# Data supplied start
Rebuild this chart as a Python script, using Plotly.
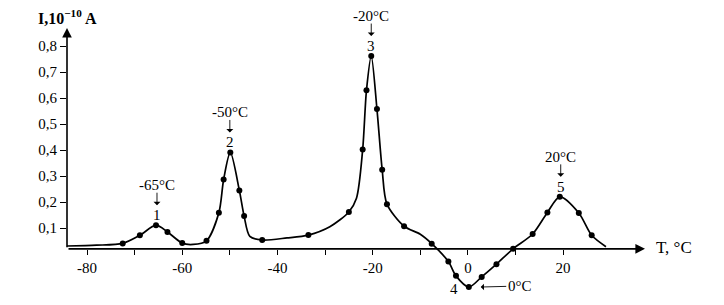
import plotly.graph_objects as go

# ---- data ----
marker_T = [-72.5, -68.9, -65.5, -63.1, -60.0, -54.9, -52.3, -51.3, -49.9, -48.0,
            -47.0, -43.2, -33.5, -25.0, -22.1, -21.3, -20.3, -19.1, -18.0, -17.0,
            -13.4, -7.6, -4.1, -2.5, 0.2, 2.9, 6.0, 9.5, 13.6, 16.7, 19.3, 23.3, 26.0]
marker_I = [0.041, 0.072, 0.111, 0.085, 0.042, 0.051, 0.159, 0.287, 0.391, 0.245,
            0.146, 0.054, 0.073, 0.162, 0.402, 0.630, 0.762, 0.558, 0.324, 0.192,
            0.107, 0.040, -0.029, -0.084, -0.127, -0.088, -0.039, 0.020, 0.077, 0.160,
            0.220, 0.158, 0.072]

# unmarked points of the drawn curve
extra_T = [-84.2, -78.0, -57.7, -45.8, -38.0, -29.0, -23.4, -10.0, 29.0]
extra_I = [0.031, 0.034, 0.037, 0.068, 0.062, 0.105, 0.215, 0.076, 0.028]

peak_labels = ["-65°C", "-50°C", "-20°C", "20°C"]
peak_T = [-65.3, -50, -20.3, 19.5]
peak_I = [0.111, 0.391, 0.762, 0.220]
peak_num = ["1", "2", "3", "5"]

min_T = 0.2
min_I = -0.127
min_num = "4"
min_label = "0°C"

x_ticks = [-80, -70, -60, -50, -40, -30, -20, -10, 0, 10, 20]
x_ticktext = ["-80", "", "-60", "", "-40", "", "-20", "", "0", "", "20"]
y_ticks = [0.1, 0.2, 0.3, 0.4, 0.5, 0.6, 0.7, 0.8]
y_ticktext = ["0,1", "0,2", "0,3", "0,4", "0,5", "0,6", "0,7", "0,8"]

X_MIN, X_MAX = -84.2, 37.2
Y_MIN, Y_MAX = -0.15, 0.87
AXIS_Y = 0.02

curve = sorted(zip(marker_T + extra_T, marker_I + extra_I))
curve_T = [c[0] for c in curve]
curve_I = [c[1] for c in curve]

FONT = "Liberation Serif, Times New Roman, serif"
TXT = dict(family=FONT, size=15, color="black")

fig = go.Figure()
fig.add_trace(go.Scatter(x=curve_T, y=curve_I, mode="lines",
                         line=dict(color="black", width=1.7, shape="spline", smoothing=0.8),
                         hoverinfo="skip", showlegend=False))
fig.add_trace(go.Scatter(x=marker_T, y=marker_I, mode="markers",
                         marker=dict(color="black", size=6, symbol="circle"),
                         showlegend=False))

annotations = []
# axis arrows
annotations.append(dict(x=X_MAX, y=AXIS_Y, ax=X_MIN, ay=AXIS_Y, xref="x", yref="y",
                        axref="x", ayref="y", text="", showarrow=True, arrowhead=2,
                        arrowsize=1.2, arrowwidth=1.6, arrowcolor="black"))
annotations.append(dict(x=X_MIN, y=Y_MAX, ax=X_MIN, ay=AXIS_Y, xref="x", yref="y",
                        axref="x", ayref="y", text="", showarrow=True, arrowhead=2,
                        arrowsize=1.2, arrowwidth=1.6, arrowcolor="black"))
# axis titles
annotations.append(dict(x=X_MIN, y=Y_MAX, xref="x", yref="y", xanchor="center", yanchor="bottom",
                        yshift=0, borderpad=0, text="<b>I,10<sup>−10</sup> A</b>", showarrow=False,
                        font=dict(family=FONT, size=16, color="black")))
annotations.append(dict(x=X_MAX, y=AXIS_Y, xref="x", yref="y", xanchor="left", yanchor="middle",
                        xshift=9, yshift=1, text="T, °C", showarrow=False,
                        font=dict(family=FONT, size=17, color="black")))
# peak labels: temperature, arrow, number
for t, i, lab, n in zip(peak_T, peak_I, peak_labels, peak_num):
    annotations.append(dict(x=t, y=i, xref="x", yref="y", xanchor="center", yanchor="middle",
                            yshift=40, borderpad=0, text=lab, showarrow=False, font=TXT))
    annotations.append(dict(x=t, y=i, xref="x", yref="y", yshift=20, ax=0, ay=-14,
                            text="", showarrow=True, arrowhead=1, arrowsize=1.3,
                            arrowwidth=0.9, arrowcolor="black"))
    annotations.append(dict(x=t, y=i, xref="x", yref="y", xanchor="center", yanchor="middle",
                            yshift=10, text=n, showarrow=False, font=TXT))
# minimum label
annotations.append(dict(x=min_T, y=min_I, xref="x", yref="y", xanchor="right", yanchor="middle",
                        xshift=-9, yshift=-2, text=min_num, showarrow=False, font=TXT))
annotations.append(dict(x=min_T + 2.5, y=min_I, xref="x", yref="y", ax=39, ay=-1,
                        text=min_label, showarrow=True, arrowhead=1, arrowsize=1.2,
                        arrowwidth=0.9, arrowcolor="black", font=TXT))

# the page body adds an 8px offset, so the figure is drawn 8px smaller
fig.update_layout(
    width=716, height=297,
    margin=dict(l=59, r=79, t=20, b=12),
    paper_bgcolor="white", plot_bgcolor="white",
    font=TXT,
    annotations=annotations,
    xaxis=dict(range=[X_MIN, X_MAX], tickvals=x_ticks, ticktext=x_ticktext,
               ticks="outside", ticklen=5, tickwidth=1, tickcolor="black",
               showline=False, showgrid=False, zeroline=False,
               anchor="free", position=(AXIS_Y - Y_MIN) / (Y_MAX - Y_MIN),
               tickfont=dict(family=FONT, size=15, color="black")),
    yaxis=dict(range=[Y_MIN, Y_MAX], tickvals=y_ticks, ticktext=y_ticktext,
               ticks="outside", ticklen=6, tickwidth=1, tickcolor="black",
               showline=False, showgrid=False, zeroline=False,
               tickfont=dict(family=FONT, size=15, color="black")),
)

fig.write_html("out.html")
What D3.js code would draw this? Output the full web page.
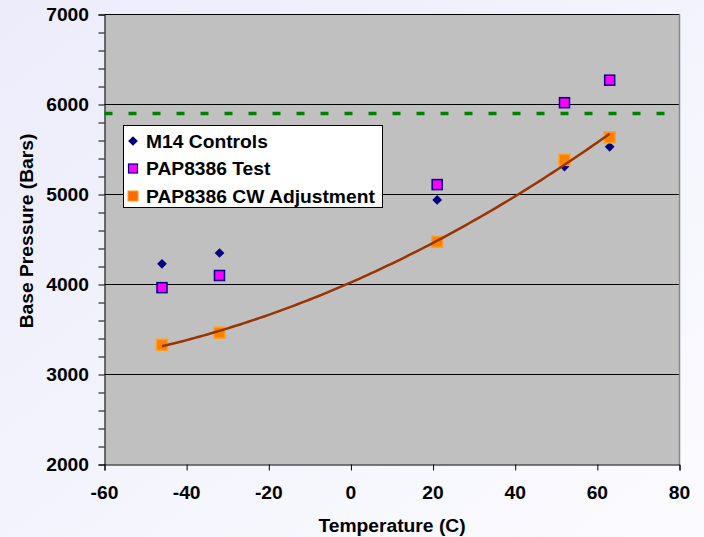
<!DOCTYPE html>
<html><head><meta charset="utf-8">
<script src="https://cdn.jsdelivr.net/npm/d3@7"></script>
<style>body{margin:0;padding:0;overflow:hidden}svg{display:block}</style>
</head><body>
<script>
const temps = [-46, -32, 21, 52, 63];
const m14Controls = [4230, 4350, 4940, 5310, 5530];
const papTest = [3965, 4100, 5110, 6020, 6270];
const papCW = [3330, 3465, 4475, 5385, 5635];
const limitValue = 5900;
const xTicks = [-60, -40, -20, 0, 20, 40, 60, 80];
const yTicks = [2000, 3000, 4000, 5000, 6000, 7000];
const seriesNames = ["M14 Controls", "PAP8386 Test", "PAP8386 CW Adjustment"];

const W = 704, H = 537;
const svg = d3.select("body").append("svg").attr("width", W).attr("height", H);
const defs = svg.append("defs");
const g = defs.append("linearGradient").attr("id","bg").attr("x1","0").attr("y1","0").attr("x2","1").attr("y2","1");
g.append("stop").attr("offset","0").attr("stop-color","#ececfb");
g.append("stop").attr("offset","1").attr("stop-color","#fbfbff");
svg.append("rect").attr("width",W).attr("height",H).attr("fill","url(#bg)");

const x = d3.scaleLinear().domain([-60, 80]).range([104.5, 679.5]);
const y = d3.scaleLinear().domain([2000, 7000]).range([464.5, 14.5]);

svg.append("rect").attr("x", x(-60)).attr("y", y(7000)).attr("width", x(80)-x(-60)).attr("height", y(2000)-y(7000)).attr("fill","#c0c0c0");

svg.append("g").selectAll("line").data(yTicks.filter(d=>d>2000)).join("line")
  .attr("x1", x(-60)).attr("x2", x(80)).attr("y1", d=>y(d)).attr("y2", d=>y(d))
  .attr("stroke","#000").attr("stroke-width",1);
svg.append("line").attr("x1", x(80)).attr("x2", x(80)).attr("y1", y(7000)).attr("y2", y(2000)).attr("stroke","#888").attr("stroke-width",1.5);

const font = "Arial, 'Liberation Sans', sans-serif";
const SX = 1.07;
function label(sel, px, py, txt, anchor, size, rot){
  sel.append("text").attr("transform", `translate(${px},${py})` + (rot?` rotate(${rot})`:"") + ` scale(${SX},1)`)
    .attr("text-anchor", anchor).attr("font-family", font).attr("font-weight","bold").attr("font-size", size).text(txt);
}

const yAxis = svg.append("g").attr("transform", `translate(${x(-60)},0)`)
  .call(d3.axisLeft(y).tickValues(d3.range(2000, 7001, 200)).tickSize(6).tickFormat(""));
yAxis.select(".domain").attr("stroke","#000");
yAxis.selectAll(".tick line").attr("stroke","#000");
const yl = svg.append("g");
yTicks.forEach(d => label(yl, 89, y(d)+6.5, d, "end", 18));

const xAxis = svg.append("g").attr("transform", `translate(0,${y(2000)})`)
  .call(d3.axisBottom(x).tickValues(xTicks).tickSize(6).tickFormat(""));
xAxis.select(".domain").attr("stroke","#000");
xAxis.selectAll(".tick line").attr("stroke","#000");
const xl = svg.append("g");
xTicks.forEach(d => label(xl, x(d), 499, d, "middle", 18));

label(svg, 392, 532, "Temperature (C)", "middle", 18);
label(svg, 33, 231, "Base Pressure (Bars)", "middle", 18, -90);

svg.append("line").attr("x1", x(-60)).attr("x2", x(80)).attr("y1", y(limitValue)).attr("y2", y(limitValue))
  .attr("stroke","#008000").attr("stroke-width",3.5).attr("stroke-dasharray","8,16");

const diamond = d3.symbol().type(d3.symbolDiamond2).size(60);
svg.append("g").selectAll("path").data(temps).join("path")
  .attr("transform",(d,i)=>`translate(${x(d)},${y(m14Controls[i])})`)
  .attr("d", diamond).attr("fill","#000080");
svg.append("g").selectAll("rect").data(temps).join("rect")
  .attr("x",(d)=>x(d)-5).attr("y",(d,i)=>y(papTest[i])-5).attr("width",10).attr("height",10)
  .attr("fill","#ff00ff").attr("stroke","#000080").attr("stroke-width",1.5);
svg.append("g").selectAll("rect").data(temps).join("rect")
  .attr("x",(d)=>x(d)-5.5).attr("y",(d,i)=>y(papCW[i])-5.5).attr("width",11).attr("height",11)
  .attr("fill","#ff8000").attr("stroke","#ffa020").attr("stroke-width",1.5);

function quadFit(xs, ys){
  const n = xs.length; let S=[0,0,0,0,0], T=[0,0,0];
  for(let i=0;i<n;i++){ let p=1; for(let k=0;k<5;k++){S[k]+=p; if(k<3)T[k]+=p*ys[i]; p*=xs[i];} }
  const A=[[S[0],S[1],S[2],T[0]],[S[1],S[2],S[3],T[1]],[S[2],S[3],S[4],T[2]]];
  for(let c=0;c<3;c++){ for(let r=c+1;r<3;r++){ const f=A[r][c]/A[c][c]; for(let k=c;k<4;k++) A[r][k]-=f*A[c][k]; } }
  const b=[0,0,0];
  for(let r=2;r>=0;r--){ let s=A[r][3]; for(let k=r+1;k<3;k++) s-=A[r][k]*b[k]; b[r]=s/A[r][r]; }
  return t=>b[0]+b[1]*t+b[2]*t*t;
}
const f = quadFit(temps, papCW);
const tr = d3.range(temps[0], temps[temps.length-1]+0.01, 1);
svg.append("path").datum(tr).attr("fill","none").attr("stroke","#993300").attr("stroke-width",2.5)
  .attr("d", d3.line().x(d=>x(d)).y(d=>y(f(d))));

const lg = svg.append("g");
lg.append("rect").attr("x",123.5).attr("y",125.5).attr("width",259).attr("height",82).attr("fill","#fff").attr("stroke","#000").attr("stroke-width",1);
const rows = [141, 168.5, 196];
lg.append("path").attr("transform",`translate(133,${rows[0]})`).attr("d", diamond).attr("fill","#000080");
lg.append("rect").attr("x",128.5).attr("y",rows[1]-4.5).attr("width",9).attr("height",9).attr("fill","#ff00ff").attr("stroke","#000080").attr("stroke-width",1.2);
lg.append("rect").attr("x",128).attr("y",rows[2]-5).attr("width",10).attr("height",10).attr("fill","#ff6a00").attr("stroke","#ffa020").attr("stroke-width",1);
seriesNames.forEach((d,i) => label(lg, 146, rows[i]+6.5, d, "start", 18));
</script>
</body></html>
# Data supplied end
> [Exercise brief] Without the pictures, return the listing above from its first line through the line that has "import plotly.graph_objects as go".

> [Response to the task]
Rebuild this chart as a Python script, using Plotly.
import plotly.graph_objects as go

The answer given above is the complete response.